More brickbats than bouquets for Nawaz in National Assembly
ISLAMABAD: There were more brickbats than bouquets for Prime Minister Nawaz Sharif in the National Assembly on Tuesday for his first address to the nation after taking office that some opposition lawmakers saw as uninspiring at a time when Pakistan was faced with critical problems like terrorism and energy shortages.
Only a poor defence for the prime minister’s televised speech on Monday night came from some back-benchers of the ruling Pakistan Muslim League-N while some cabinet members who only briefly attended a sparsely attended sitting appeared shunning to confront opposition leaders like Sheikh Rashid Ahmed of the Awami Muslim League (AML) and Abdul Sattar Bachani of the Pakistan Peoples Party (PPP), except for an outburst of protest from Abid Sher Ali.
It took only a little over 20 minutes for Speaker Sardar Ayaz Sadiq to finish with a 16-item agenda of the first private members’ day of the current session which began on August 13, as all but two items were deferred either owing to the absence of or on the request of the authors of proposed private bills or motions.
And then, after the house adopted a resolution urging the government to “take effective steps to end beggary in Islamabad capital territory” and disposed of a call-attention notice about “inoperative electric transformers in most of the villages” of Buner district of the Khyber Pakhtunkhwa province, members from both sides of the aisle found an unusually generous chair allowing them to speak on points of order for more than three hours on issues ranging from what the AML leader called “national beggary” in some apparent innuendos about the present government and what Mr Bachani saw as a sombre face of the prime minister during his 55-minute address.
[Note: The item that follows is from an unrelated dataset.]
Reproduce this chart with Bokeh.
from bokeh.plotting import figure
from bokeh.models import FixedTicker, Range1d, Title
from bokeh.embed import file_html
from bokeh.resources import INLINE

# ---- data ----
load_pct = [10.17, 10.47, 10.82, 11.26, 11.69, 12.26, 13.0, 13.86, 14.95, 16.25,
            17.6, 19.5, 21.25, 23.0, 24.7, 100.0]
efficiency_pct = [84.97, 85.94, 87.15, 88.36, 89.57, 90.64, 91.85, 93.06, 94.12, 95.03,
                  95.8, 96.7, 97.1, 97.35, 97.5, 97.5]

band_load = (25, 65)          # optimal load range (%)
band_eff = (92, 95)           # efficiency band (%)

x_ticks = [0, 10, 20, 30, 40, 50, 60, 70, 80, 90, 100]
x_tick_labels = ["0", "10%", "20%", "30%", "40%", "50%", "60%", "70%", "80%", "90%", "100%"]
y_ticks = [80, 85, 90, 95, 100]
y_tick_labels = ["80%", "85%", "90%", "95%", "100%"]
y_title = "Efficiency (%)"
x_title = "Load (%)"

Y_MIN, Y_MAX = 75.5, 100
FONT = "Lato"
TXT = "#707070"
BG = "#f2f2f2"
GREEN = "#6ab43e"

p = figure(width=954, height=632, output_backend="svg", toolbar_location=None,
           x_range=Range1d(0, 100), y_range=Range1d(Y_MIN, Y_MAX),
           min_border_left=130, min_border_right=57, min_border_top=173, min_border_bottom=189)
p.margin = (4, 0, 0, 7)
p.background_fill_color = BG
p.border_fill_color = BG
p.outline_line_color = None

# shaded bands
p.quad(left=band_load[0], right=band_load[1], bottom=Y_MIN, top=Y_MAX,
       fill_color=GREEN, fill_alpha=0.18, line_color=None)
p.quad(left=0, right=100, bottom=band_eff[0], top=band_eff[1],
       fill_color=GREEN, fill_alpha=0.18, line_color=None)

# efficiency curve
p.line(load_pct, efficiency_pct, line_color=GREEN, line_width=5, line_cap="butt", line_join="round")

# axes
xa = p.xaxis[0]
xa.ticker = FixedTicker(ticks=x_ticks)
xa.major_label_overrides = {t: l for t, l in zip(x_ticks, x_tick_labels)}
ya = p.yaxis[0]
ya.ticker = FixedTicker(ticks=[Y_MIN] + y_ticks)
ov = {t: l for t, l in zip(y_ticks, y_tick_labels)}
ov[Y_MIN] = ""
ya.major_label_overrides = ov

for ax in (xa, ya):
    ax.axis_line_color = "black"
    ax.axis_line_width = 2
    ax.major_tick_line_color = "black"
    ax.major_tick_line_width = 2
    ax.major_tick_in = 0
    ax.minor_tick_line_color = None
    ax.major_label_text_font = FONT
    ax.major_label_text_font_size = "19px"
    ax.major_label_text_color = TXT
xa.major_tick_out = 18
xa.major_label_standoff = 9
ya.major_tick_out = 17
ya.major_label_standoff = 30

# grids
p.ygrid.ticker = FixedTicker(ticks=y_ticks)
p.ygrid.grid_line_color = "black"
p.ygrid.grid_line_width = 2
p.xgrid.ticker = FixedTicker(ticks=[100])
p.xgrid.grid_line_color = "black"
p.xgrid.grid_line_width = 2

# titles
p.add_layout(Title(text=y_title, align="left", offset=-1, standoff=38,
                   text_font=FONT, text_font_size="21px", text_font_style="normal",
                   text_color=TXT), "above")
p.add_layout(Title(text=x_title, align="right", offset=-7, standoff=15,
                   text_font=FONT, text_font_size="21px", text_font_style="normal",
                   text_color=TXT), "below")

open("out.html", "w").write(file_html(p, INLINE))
While some PML-N members tried unsuccessfully to stop Sheikh Rashid’s tirade deriding what he called a “Friday bazaar of beggars in progress in Islamabad” or “begging on behalf of 18 crore Pakistani people” by those who had declared the “begging bowl” broken, but Sher Ali, a nephew of Mr Sharif, did get some unspecified remarks of Mr Bachani about the prime minister’s body language during his speech expunged by the speaker.
Mr Bachani said a leader’s job should be to rid the nation of dismay, recalling the examples of Field Marshal Ayub Khan, despite being a military dictator, inspiring the nation through an address at the start of the September 1965 war with India, former prime minister Zulfikar Ali Bhutto providing hope to the nation after Pakistan’s defeat in the December 1971 war in then East Pakistan by getting over 90,000 prisoners of war released and getting back lost territory in the west, and then former prime minister Benazir Bhutto challenging terrorism at the cost of her life.
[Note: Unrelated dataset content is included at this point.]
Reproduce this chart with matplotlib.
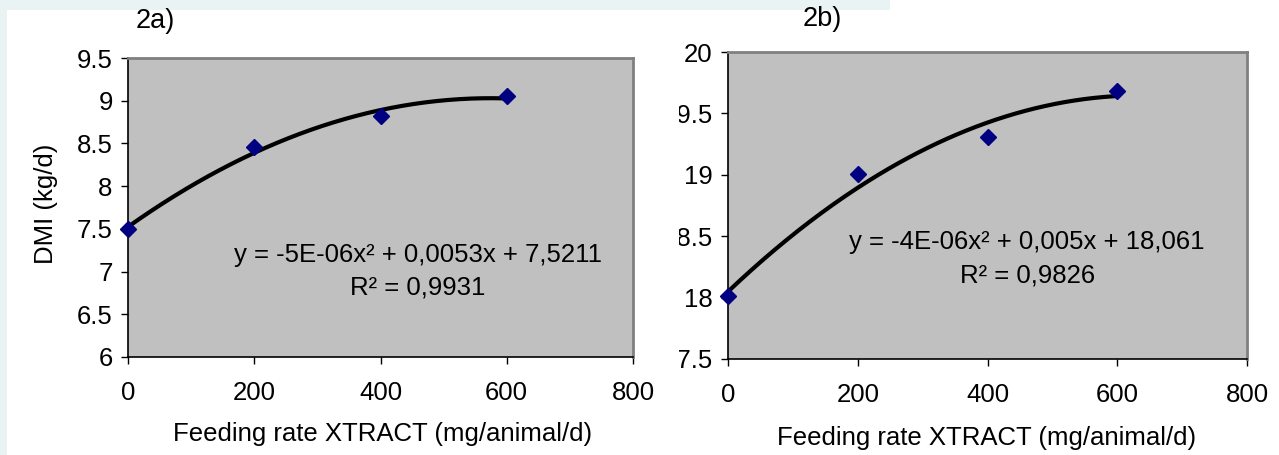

But, he said, Mr Sharif’s speech gave no such hope nor any policy in his Monday’s speech, apparently referring to a general feeling that the address mostly reiterated what had already been said by the government on different occasions, whether it be about offering dialogue to militants or the prospects of eliminating power cuts in five years.
As some ministers on the front row of the treasury benches seemed hardly perturbed by such attacks, PML-N member Sheikh Rohale Asghar from Punjab advised the opposition members to be careful in the choice of words while speaking and, while warning them that “if you will talk about Nawaz Sharif, then your leaders will also come under discussion”, said that whatever might have been said or not said in the speech, “I am not ready to accept that Nawaz Sharif does not love the people of this country”.
While more pro- and anti-Sharif observations followed, an apparently Islamist member of the opposition Pakistan Tehreek-i-Insaf from Khyber Pakhtunkhwa, Ali Mohammad Khan, ignited a controversy about executions for the first time in the present house by questioning the present government’s reported suspension of its decision to hang murder convicts so far spared by previous PPP-led government, calling the move contrary to Islamic injunctions on ‘qisas’, or capital punishment.
Amid arguments for and against hangings, Azra Fazal Pechuho, a prominent PPP member and sister of President Asif Ali Zardari, wondered how Islamic injunctions on ‘qisas’ could be applied in the presence of a faulty system of evidence that could send even innocent people to the gallows.
A first-time house member from Balochistan, Sayed Essa Nori of the Balochistan National Party, created a brief stir in the house as he insisted speaking in his Balochi mother tongue, instead of Urdu or English allowed by the house rules, but then, on being disallowed to do so, spoke in chaste Urdu as he talked about the situation in his troubled province, blaming unspecified government organisations for the problem of “missing persons”, complaining of the Gwadar port project being used to change the demographic picture in the area and the possibility of Afghan refugees becoming voters in the province.
Nawab Yousuf Talpur, a PPP veteran from Sindh, warned against carrying out what he called moves by the PML-N government to return subjects like health and education to the centre that had been devolved to provinces under the 18th amendment of the constitution, and called for preparing what he feared would a second rush of floodwaters that he said could endanger weak embankments in Sindh.